▶ _DATASET_
begin

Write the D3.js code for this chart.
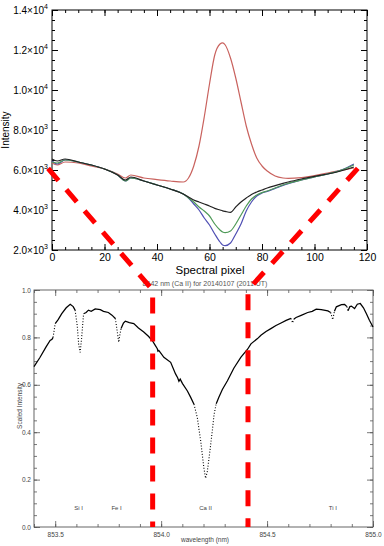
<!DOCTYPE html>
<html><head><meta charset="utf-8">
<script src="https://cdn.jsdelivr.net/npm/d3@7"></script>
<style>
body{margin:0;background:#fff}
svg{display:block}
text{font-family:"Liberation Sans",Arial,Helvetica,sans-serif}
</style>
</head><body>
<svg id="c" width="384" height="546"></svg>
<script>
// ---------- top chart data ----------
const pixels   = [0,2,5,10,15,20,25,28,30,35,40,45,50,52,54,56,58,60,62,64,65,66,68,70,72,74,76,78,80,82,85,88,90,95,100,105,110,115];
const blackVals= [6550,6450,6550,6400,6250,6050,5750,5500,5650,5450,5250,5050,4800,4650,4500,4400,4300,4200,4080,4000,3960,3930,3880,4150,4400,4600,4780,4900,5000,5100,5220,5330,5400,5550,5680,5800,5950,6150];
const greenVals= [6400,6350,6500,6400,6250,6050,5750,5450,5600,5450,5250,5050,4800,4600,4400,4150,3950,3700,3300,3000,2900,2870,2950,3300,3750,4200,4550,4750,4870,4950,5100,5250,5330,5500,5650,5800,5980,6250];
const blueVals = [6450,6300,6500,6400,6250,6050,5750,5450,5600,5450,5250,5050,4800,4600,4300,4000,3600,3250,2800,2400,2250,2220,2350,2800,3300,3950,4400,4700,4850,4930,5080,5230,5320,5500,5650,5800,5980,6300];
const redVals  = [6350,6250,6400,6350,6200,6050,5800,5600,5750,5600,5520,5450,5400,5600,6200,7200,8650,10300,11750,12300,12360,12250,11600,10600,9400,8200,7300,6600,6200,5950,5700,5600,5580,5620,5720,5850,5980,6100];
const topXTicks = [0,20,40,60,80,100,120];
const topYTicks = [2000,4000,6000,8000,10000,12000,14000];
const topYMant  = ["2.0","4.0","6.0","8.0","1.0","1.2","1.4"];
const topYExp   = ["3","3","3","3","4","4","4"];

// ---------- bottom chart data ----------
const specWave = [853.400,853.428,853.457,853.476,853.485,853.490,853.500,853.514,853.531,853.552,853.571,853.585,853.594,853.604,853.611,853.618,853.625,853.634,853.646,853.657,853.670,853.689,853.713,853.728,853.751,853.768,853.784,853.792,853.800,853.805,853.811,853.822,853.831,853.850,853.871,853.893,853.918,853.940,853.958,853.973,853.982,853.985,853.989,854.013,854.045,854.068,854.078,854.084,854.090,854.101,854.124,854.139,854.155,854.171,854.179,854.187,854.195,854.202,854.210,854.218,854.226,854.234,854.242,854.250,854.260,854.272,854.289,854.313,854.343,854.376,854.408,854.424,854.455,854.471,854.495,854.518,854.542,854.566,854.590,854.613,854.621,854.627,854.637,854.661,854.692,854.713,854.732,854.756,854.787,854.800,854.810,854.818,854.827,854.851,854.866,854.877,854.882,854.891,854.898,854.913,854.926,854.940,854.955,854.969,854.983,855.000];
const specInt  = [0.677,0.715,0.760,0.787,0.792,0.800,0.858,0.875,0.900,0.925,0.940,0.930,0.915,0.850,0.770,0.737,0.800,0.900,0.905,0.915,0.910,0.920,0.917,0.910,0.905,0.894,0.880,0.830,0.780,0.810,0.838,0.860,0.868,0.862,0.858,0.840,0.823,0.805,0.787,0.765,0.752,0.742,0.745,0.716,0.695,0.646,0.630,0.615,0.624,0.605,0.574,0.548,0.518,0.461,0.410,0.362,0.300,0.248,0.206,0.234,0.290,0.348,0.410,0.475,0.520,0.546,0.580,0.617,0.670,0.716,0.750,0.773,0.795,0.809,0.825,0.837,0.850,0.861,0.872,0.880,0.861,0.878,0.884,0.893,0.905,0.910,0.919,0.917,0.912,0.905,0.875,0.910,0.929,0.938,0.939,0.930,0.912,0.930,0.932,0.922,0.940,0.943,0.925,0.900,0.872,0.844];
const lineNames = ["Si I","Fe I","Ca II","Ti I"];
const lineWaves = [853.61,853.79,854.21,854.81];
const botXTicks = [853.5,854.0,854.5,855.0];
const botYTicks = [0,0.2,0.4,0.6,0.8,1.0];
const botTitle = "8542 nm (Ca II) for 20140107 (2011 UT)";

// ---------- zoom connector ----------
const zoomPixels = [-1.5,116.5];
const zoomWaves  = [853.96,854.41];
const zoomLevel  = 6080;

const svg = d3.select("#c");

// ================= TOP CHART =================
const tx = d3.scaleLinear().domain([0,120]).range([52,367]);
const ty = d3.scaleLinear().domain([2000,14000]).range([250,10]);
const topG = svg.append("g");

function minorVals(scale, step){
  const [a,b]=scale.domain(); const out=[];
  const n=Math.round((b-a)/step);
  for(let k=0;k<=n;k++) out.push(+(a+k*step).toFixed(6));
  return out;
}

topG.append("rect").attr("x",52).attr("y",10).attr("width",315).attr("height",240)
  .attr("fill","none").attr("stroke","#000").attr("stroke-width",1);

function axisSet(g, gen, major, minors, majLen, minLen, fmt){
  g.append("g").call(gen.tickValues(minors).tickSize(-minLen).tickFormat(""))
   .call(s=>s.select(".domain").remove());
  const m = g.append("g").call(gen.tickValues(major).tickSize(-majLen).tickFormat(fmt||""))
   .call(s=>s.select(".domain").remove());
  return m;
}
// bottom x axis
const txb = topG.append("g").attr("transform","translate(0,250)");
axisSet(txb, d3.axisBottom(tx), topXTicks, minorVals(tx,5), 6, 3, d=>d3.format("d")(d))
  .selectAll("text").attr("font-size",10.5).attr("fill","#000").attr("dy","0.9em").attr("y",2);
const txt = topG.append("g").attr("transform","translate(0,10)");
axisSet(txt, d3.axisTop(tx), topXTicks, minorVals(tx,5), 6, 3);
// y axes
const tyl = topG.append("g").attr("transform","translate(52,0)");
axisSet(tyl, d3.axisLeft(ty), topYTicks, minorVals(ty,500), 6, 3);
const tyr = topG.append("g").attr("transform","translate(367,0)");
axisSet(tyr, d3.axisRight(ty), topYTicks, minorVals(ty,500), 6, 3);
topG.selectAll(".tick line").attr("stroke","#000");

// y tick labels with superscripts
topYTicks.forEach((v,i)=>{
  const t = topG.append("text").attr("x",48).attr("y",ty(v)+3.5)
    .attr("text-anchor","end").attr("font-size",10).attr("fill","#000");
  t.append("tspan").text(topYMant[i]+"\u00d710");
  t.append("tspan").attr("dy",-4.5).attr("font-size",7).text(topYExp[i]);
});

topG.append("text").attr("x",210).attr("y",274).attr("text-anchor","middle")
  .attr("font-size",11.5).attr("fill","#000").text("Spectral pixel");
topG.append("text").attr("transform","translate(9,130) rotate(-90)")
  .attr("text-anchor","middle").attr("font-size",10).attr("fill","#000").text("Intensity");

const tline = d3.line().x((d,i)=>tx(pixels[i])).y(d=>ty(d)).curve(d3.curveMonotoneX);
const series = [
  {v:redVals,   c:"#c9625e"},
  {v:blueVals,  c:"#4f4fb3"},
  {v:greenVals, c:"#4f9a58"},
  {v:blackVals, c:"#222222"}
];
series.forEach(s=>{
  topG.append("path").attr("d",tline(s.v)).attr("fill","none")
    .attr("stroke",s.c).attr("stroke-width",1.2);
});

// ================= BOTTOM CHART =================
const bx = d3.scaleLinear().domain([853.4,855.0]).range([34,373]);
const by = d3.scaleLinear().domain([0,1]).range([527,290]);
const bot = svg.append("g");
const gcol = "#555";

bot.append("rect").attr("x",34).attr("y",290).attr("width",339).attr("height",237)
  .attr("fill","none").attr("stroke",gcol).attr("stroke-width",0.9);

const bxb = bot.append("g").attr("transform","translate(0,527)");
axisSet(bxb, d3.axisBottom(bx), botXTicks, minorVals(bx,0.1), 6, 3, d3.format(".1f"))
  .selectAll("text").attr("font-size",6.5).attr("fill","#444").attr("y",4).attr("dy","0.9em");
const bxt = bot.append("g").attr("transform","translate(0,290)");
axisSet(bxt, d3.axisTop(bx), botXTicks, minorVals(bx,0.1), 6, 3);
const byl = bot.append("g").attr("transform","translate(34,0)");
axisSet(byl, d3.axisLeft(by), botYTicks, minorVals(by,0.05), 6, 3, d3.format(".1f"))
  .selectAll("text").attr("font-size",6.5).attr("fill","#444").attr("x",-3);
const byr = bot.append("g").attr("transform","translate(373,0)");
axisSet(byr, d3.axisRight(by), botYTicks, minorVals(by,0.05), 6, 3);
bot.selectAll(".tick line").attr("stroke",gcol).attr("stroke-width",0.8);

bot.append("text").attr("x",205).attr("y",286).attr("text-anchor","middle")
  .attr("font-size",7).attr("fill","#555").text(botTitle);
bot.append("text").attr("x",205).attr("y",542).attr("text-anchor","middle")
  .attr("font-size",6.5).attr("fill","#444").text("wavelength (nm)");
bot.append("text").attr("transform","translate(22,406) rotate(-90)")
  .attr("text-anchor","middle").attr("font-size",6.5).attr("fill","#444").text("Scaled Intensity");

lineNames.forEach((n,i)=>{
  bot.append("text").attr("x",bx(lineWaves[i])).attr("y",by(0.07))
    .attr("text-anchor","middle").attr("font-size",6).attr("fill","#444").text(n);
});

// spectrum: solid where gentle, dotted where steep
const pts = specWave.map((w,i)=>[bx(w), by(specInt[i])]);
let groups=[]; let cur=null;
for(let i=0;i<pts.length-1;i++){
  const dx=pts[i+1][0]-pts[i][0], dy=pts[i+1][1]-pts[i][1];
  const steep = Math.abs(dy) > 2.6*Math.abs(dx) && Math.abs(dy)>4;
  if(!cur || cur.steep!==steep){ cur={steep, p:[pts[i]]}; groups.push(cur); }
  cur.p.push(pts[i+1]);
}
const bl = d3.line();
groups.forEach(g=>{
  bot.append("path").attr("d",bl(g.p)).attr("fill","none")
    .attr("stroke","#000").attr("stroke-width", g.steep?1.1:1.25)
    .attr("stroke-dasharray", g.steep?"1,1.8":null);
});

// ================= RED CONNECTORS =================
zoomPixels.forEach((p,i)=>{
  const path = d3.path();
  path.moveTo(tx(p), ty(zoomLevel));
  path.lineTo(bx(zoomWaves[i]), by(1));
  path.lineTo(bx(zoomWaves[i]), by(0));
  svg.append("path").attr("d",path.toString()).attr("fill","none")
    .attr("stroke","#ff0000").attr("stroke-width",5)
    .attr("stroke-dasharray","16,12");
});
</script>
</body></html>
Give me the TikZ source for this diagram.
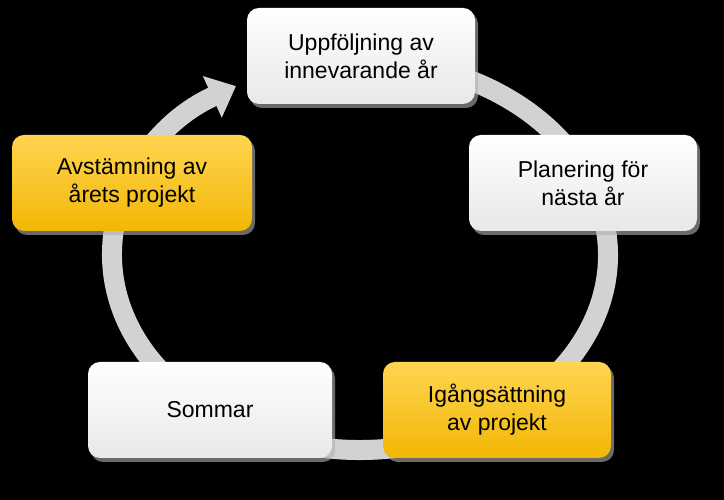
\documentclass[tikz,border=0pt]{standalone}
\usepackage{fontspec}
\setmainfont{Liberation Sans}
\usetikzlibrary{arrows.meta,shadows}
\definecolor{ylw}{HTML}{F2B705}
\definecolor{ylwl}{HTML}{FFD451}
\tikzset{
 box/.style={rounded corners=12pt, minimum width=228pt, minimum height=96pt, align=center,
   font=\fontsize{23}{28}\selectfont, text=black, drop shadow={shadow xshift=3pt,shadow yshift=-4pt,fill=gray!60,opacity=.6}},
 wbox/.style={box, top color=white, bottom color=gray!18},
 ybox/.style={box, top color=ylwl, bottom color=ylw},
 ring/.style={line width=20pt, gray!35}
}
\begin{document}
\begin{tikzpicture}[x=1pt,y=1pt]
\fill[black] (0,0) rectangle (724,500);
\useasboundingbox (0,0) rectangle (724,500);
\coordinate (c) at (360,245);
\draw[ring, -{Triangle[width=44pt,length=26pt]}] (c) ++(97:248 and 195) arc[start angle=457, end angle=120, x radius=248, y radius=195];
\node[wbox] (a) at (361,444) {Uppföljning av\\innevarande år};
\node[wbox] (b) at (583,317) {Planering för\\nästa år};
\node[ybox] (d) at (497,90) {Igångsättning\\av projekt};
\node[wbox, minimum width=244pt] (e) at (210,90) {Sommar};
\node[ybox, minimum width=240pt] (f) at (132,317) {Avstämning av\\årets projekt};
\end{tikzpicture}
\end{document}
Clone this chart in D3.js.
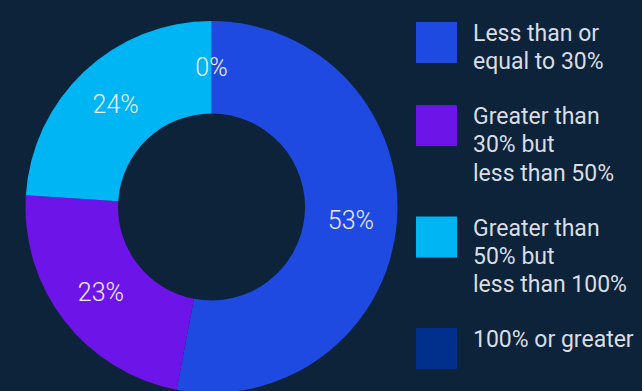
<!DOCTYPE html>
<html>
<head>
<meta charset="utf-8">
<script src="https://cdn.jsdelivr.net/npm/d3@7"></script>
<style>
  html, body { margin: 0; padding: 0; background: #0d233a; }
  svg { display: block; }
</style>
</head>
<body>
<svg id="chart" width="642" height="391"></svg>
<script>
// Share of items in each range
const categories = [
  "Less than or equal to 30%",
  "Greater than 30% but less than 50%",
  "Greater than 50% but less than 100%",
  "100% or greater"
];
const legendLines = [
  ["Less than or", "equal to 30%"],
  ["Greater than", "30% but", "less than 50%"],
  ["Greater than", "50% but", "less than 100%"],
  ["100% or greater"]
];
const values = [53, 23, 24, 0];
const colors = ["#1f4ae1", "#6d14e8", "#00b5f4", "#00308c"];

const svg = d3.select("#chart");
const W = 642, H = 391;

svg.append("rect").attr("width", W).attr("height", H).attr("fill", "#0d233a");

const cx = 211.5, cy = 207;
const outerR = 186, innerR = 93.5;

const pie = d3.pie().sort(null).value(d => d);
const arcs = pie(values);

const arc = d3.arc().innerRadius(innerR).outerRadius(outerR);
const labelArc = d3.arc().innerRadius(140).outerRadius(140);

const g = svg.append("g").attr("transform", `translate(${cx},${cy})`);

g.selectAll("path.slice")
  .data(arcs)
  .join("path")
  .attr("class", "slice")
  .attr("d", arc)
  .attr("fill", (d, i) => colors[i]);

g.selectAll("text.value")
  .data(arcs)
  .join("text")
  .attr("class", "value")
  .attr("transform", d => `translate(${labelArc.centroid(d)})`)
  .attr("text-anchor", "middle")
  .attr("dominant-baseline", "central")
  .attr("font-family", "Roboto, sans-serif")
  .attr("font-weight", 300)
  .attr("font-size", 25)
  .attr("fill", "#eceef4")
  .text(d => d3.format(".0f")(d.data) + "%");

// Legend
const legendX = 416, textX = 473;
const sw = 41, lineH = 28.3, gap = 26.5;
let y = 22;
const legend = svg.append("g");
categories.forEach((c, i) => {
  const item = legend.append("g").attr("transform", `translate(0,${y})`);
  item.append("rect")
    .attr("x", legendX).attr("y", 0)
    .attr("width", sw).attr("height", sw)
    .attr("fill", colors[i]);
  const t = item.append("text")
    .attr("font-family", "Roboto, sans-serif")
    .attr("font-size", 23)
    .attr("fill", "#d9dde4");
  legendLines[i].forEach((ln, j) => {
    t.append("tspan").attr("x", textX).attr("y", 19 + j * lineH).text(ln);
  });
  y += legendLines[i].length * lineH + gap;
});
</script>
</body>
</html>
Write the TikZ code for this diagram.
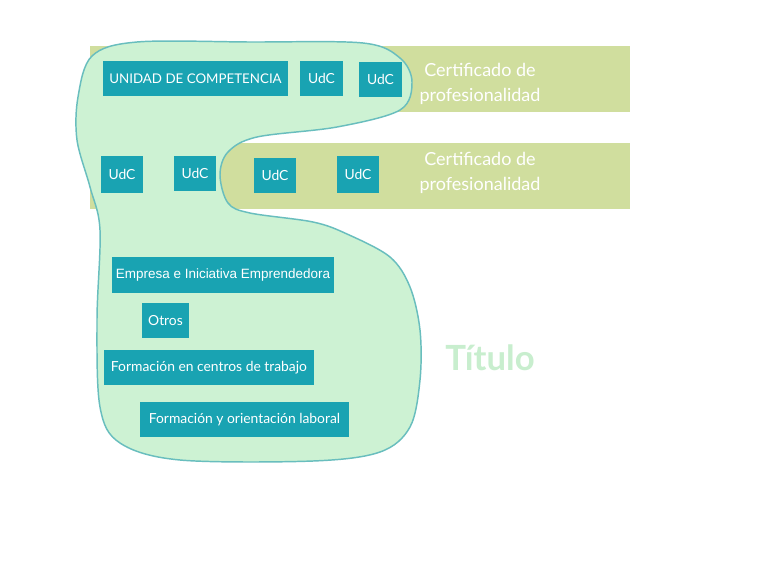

end

▶ _EXERCISE PROMPT_
Scan the material above and determine how many lines include the word "code"; report only the number.

▶ _RESPONSE FOR THIS EXERCISE_
2